In asking these questions, we take for granted that living morally matters for a flourishing life. What we do not take for granted is that moral formation lies squarely within the purview of the contemporary university. Historically, moral formation was a central aim of liberal education. Over time, however, critiques of moral education have gained force, and universities have increasingly oriented themselves toward other types of formation – professionalization above all. Yet the university may nonetheless, and often inevitably, function as a site of moral formation: a space where ways of knowing, valuing, and judging are shaped through pedagogy, institutional norms, and intellectual practices.

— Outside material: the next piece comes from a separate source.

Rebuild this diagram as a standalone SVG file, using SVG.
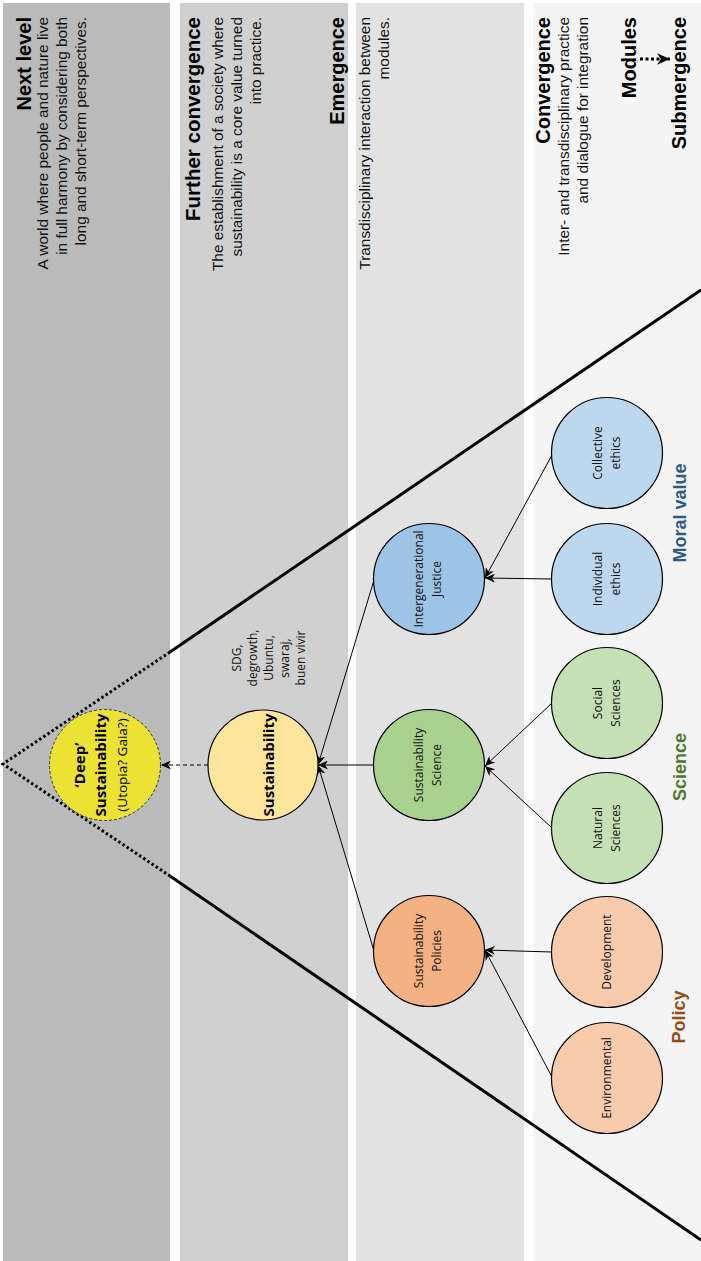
<svg xmlns="http://www.w3.org/2000/svg" width="701" height="1261" viewBox="0 0 701 1261">
<defs>
<style>
.hd{font-family:"Liberation Sans",Arial,sans-serif;font-size:20px;font-weight:bold;fill:#000}
.bd{font-family:"Liberation Sans",Arial,sans-serif;font-size:15.4px;fill:#111}
.cl{font-family:"Open Sans","Noto Sans",sans-serif;font-size:12px;fill:#111;text-anchor:middle}
.cat{font-family:"Liberation Sans",Arial,sans-serif;font-size:18px;font-weight:bold;text-anchor:middle}
.node{stroke:#000;stroke-width:1.2}
.edge{stroke:#000;stroke-width:1;fill:none}
</style>
<marker id="arr" viewBox="0 0 10 9" refX="10" refY="4.5" markerWidth="10" markerHeight="9" markerUnits="userSpaceOnUse" orient="auto">
<path d="M0,0 L10,4.5 L0,9 L3,4.5 Z" fill="#000"/>
</marker>
<marker id="arrB" viewBox="0 0 10 9" refX="10" refY="4.5" markerWidth="13" markerHeight="12" markerUnits="userSpaceOnUse" orient="auto">
<path d="M0,0 L10,4.5 L0,9 L3,4.5 Z" fill="#000"/>
</marker>
</defs>
<rect width="701" height="1261" fill="#fff"/>
<g id="bands">
<rect x="3" y="3" width="167" height="1258" fill="#bababa"/>
<rect x="180" y="3" width="168" height="1258" fill="#cfd0cf"/>
<rect x="356" y="3" width="168" height="1258" fill="#e2e2e2"/>
<rect x="533" y="3" width="168" height="1258" fill="#f4f4f4"/>
</g>
<g id="headers" transform="translate(0,17) rotate(-90)" text-anchor="end">
<text class="hd" x="0" y="31">Next level</text>
<text class="bd" x="0" y="48">A world where people and nature live</text>
<text class="bd" x="0" y="67">in full harmony by considering both</text>
<text class="bd" x="0" y="86">long and short-term perspectives.</text>
<text class="hd" x="0" y="200" style="font-size:20.5px">Further convergence</text>
<text class="bd" x="0" y="223">The establishment of a society where</text>
<text class="bd" x="0" y="242">sustainability is a core value turned</text>
<text class="bd" x="0" y="261">into practice.</text>
<text class="hd" x="0" y="344">Emergence</text>
<text class="bd" x="0" y="370">Transdisciplinary interaction between</text>
<text class="bd" x="0" y="389">modules.</text>
<text class="hd" x="0" y="550">Convergence</text>
<text class="bd" x="0" y="569">Inter- and transdisciplinary practice</text>
<text class="bd" x="0" y="588">and dialogue for integration</text>
<text class="hd" x="0" y="636">Modules</text>
<text class="hd" x="0" y="686">Submergence</text>
</g>
<g id="funnel" stroke="#000" fill="none">
<polyline points="170,652 3,764 170,876" stroke-width="3" stroke-dasharray="2.5 2.5"/>
<line x1="170" y1="652" x2="701" y2="290" stroke-width="3"/>
<line x1="170" y1="876" x2="701" y2="1240" stroke-width="3"/>
</g>
<g id="connectors">
<line x1="640" y1="59" x2="670" y2="59" style="stroke:#000;stroke-width:3;stroke-dasharray:3 2.5;fill:none" marker-end="url(#arrB)"/>
<line class="edge" x1="552" y1="455" x2="485" y2="578" marker-end="url(#arr)"/>
<line class="edge" x1="552" y1="579" x2="485" y2="578" marker-end="url(#arr)"/>
<line class="edge" x1="552" y1="703" x2="485" y2="766" marker-end="url(#arr)"/>
<line class="edge" x1="552" y1="828" x2="485" y2="766" marker-end="url(#arr)"/>
<line class="edge" x1="552" y1="952" x2="485" y2="950" marker-end="url(#arr)"/>
<line class="edge" x1="552" y1="1077" x2="485" y2="950" marker-end="url(#arr)"/>
<line class="edge" x1="374" y1="580" x2="318" y2="765" marker-end="url(#arr)"/>
<line class="edge" x1="374" y1="765" x2="318" y2="765" marker-end="url(#arr)"/>
<line class="edge" x1="374" y1="951" x2="318" y2="765" marker-end="url(#arr)"/>
<line class="edge" x1="208" y1="765" x2="161" y2="765" stroke-dasharray="4 3" marker-end="url(#arr)"/>
</g>
<g id="deep">
<circle cx="105" cy="765" r="55.5" fill="#ebe234" stroke="#333" stroke-width="1" stroke-dasharray="3 2"/>
<g transform="rotate(-90)" font-family="'Open Sans','Noto Sans',sans-serif" text-anchor="middle" fill="#000">
<text x="-765" y="85" font-size="15" font-weight="bold">‘Deep’</text>
<text x="-765" y="106" font-size="15" font-weight="bold">Sustainability</text>
<text x="-765" y="127" font-size="13.5">(Utopia? Gaia?)</text>
</g>
</g>
<g id="sustainability">
<circle class="node" cx="263" cy="765" r="55" fill="#fde59b"/>
<text transform="rotate(-90)" x="-765" y="274" font-family="'Open Sans','Noto Sans',sans-serif" font-size="15" font-weight="bold" text-anchor="middle">Sustainability</text>
</g>
<g id="sdg-note" transform="rotate(-90)">
<text class="cl" x="-658" y="241">SDG,</text>
<text class="cl" x="-658" y="257">degrowth,</text>
<text class="cl" x="-658" y="273">Ubuntu,</text>
<text class="cl" x="-658" y="289">swaraj,</text>
<text class="cl" x="-658" y="305">buen vivir</text>
</g>
<g id="intergenerational-justice">
<circle class="node" cx="429" cy="579" r="55.5" fill="#9dc3e6"/>
<g transform="rotate(-90)"><text class="cl" x="-579" y="423">Intergenerational</text><text class="cl" x="-579" y="441">Justice</text></g>
</g>
<g id="sustainability-science">
<circle class="node" cx="429" cy="765" r="55.5" fill="#a9d18e"/>
<g transform="rotate(-90)"><text class="cl" x="-765" y="423">Sustainability</text><text class="cl" x="-765" y="441">Science</text></g>
</g>
<g id="sustainability-policies">
<circle class="node" cx="429" cy="951" r="55.5" fill="#f4b183"/>
<g transform="rotate(-90)"><text class="cl" x="-951" y="423">Sustainability</text><text class="cl" x="-951" y="441">Policies</text></g>
</g>
<g id="collective-ethics">
<circle class="node" cx="607" cy="453" r="55.5" fill="#bdd7ee"/>
<g transform="rotate(-90)"><text class="cl" x="-453" y="602">Collective</text><text class="cl" x="-453" y="620">ethics</text></g>
</g>
<g id="individual-ethics">
<circle class="node" cx="607" cy="579" r="55.5" fill="#bdd7ee"/>
<g transform="rotate(-90)"><text class="cl" x="-579" y="602">Individual</text><text class="cl" x="-579" y="620">ethics</text></g>
</g>
<g id="social-sciences">
<circle class="node" cx="607" cy="703" r="55.5" fill="#c5e0b4"/>
<g transform="rotate(-90)"><text class="cl" x="-703" y="602">Social</text><text class="cl" x="-703" y="620">Sciences</text></g>
</g>
<g id="natural-sciences">
<circle class="node" cx="607" cy="828" r="55.5" fill="#c5e0b4"/>
<g transform="rotate(-90)"><text class="cl" x="-828" y="602">Natural</text><text class="cl" x="-828" y="620">Sciences</text></g>
</g>
<g id="development">
<circle class="node" cx="607" cy="952" r="55.5" fill="#f8cbad"/>
<text class="cl" transform="rotate(-90)" x="-952" y="611">Development</text>
</g>
<g id="environmental">
<circle class="node" cx="607" cy="1078" r="55.5" fill="#f8cbad"/>
<text class="cl" transform="rotate(-90)" x="-1078" y="611">Environmental</text>
</g>
<g id="categories" transform="rotate(-90)">
<text class="cat" x="-513" y="686" fill="#2e5a88">Moral value</text>
<text class="cat" x="-767" y="686" fill="#4b7a2c">Science</text>
<text class="cat" x="-1017" y="685" fill="#974a14">Policy</text>
</g>
</svg>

What should we make of this kind of education, and how might it shape who we become, not only what we know?

This semester, we will engage one of the oldest surviving traditions of moral instruction in Western literature: the fable, and Aesop’s fables in particular. These short, often ambiguous stories have long been used to teach lessons about virtue, vice, and power. However, they are not straightforward. Rather than offering moral clarity, fables often invite interpretation, disagreements, and reflection, raising questions about how moral knowledge is produced, transmitted, and lived.

Fall 2025: Enchantment and Disenchantment

Spring 2025: Varieties of Thinking

Fall 2024: Religious Life and the University

Spring 2024: Virtue and the Intellectual Life

Fall 2023: Our Relationship with the Past

Spring 2023: The Good Life

Fall 2022: Commitment

Spring 2022: Solitude, Community and Creativity

Fall 2021: Returning to the Pleasures of the Intellectual Life

What themes will the Berkeley Institute have in the future?

We welcome suggestions from students and faculty about what they’d like to discuss as a community. Not all our events necessarily cohere with a theme, but we are always in pursuit of thinking together as a community. The Berkeley Institute seeks to raise questions that religious and philosophical traditions have continually asked across centuries. We prioritize providing a book, our “community read,” for Berkeley Institute participants to read — free of charge to all students.